The KSC raised the specter of an impending counterrevolutionary coup as a pretext for intensified activity. Originally announced by Gottwald at the KSC Central Committee meeting in November 1947, news of the "reactionary plot" was disseminated throughout the country by communist agents provocateurs and by the communist press. In January 1948, the communist-controlled Ministry of Interior proceeded to purge the Czechoslovak security forces, substituting communists for noncommunists. Simultaneously, the KSC began agitating for increased nationalization and for a new land reform limiting landholdings to fifty hectares.

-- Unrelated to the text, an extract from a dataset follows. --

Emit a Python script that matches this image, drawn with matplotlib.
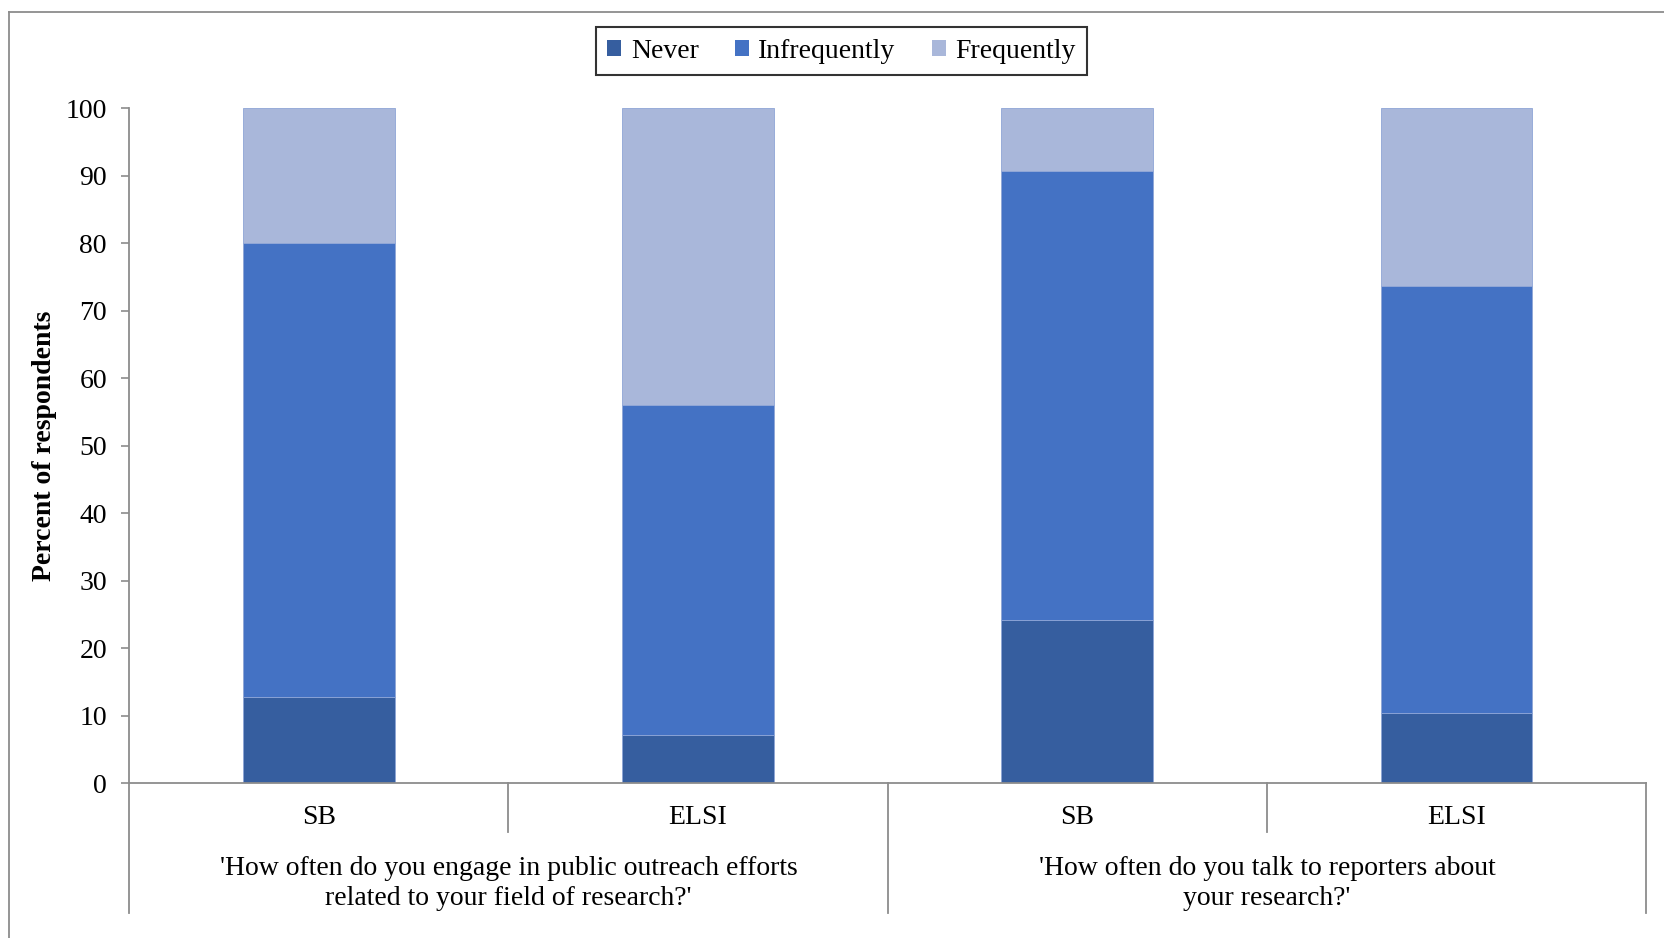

A cabinet crisis precipitated the February coup Czechoslovak. National Socialist ministers, backed by all noncommunist parties, demanded a halt to the communists' blatant use of the Ministry of Interior's police and security forces to suppress noncommunists. Prime Minister Gottwald, however, repeatedly forestalled discussion of the police issue. On February 20, National Socialists resigned from the cabinet in protest. The Catholic People's Party and the Slovak Democratic Party followed suit.
The twelve noncommunist ministers resigned, in part, to induce Benes to call for early elections: Communist losses were anticipated owing to popular disapproval of recent KSC tactics. A January poll indicated a 10-percent decline in communist electoral support. The Czechoslovak National Socialists made their move, however, without adequate coordination with Benes. The democratic parties, in addition, made no effort to rally popular support.
Benes refused to accept the cabinet resignations and did not call for elections. In the days that followed, he shunned democratic ministers to avoid accusation of collusion. The Czechoslovak army remained neutral.
In the meantime, the KSC garnered its forces. The communistcontrolled Ministry of Interior deployed police regiments to sensitive areas and equipped a workers' militia. The communist-controlled Ministry of Information refused broadcasting time to noncommunist officials. Ministries held by democratic parties were "secured" by communist "action committees." The action committees also purged all governmental and political party organs of unreliable elements.
On February 25, Benes, perhaps fearing Soviet intervention, capitulated. He accepted the resignations of the dissident ministers and received a new cabinet list from Gottwald, thus completing the communist takeover.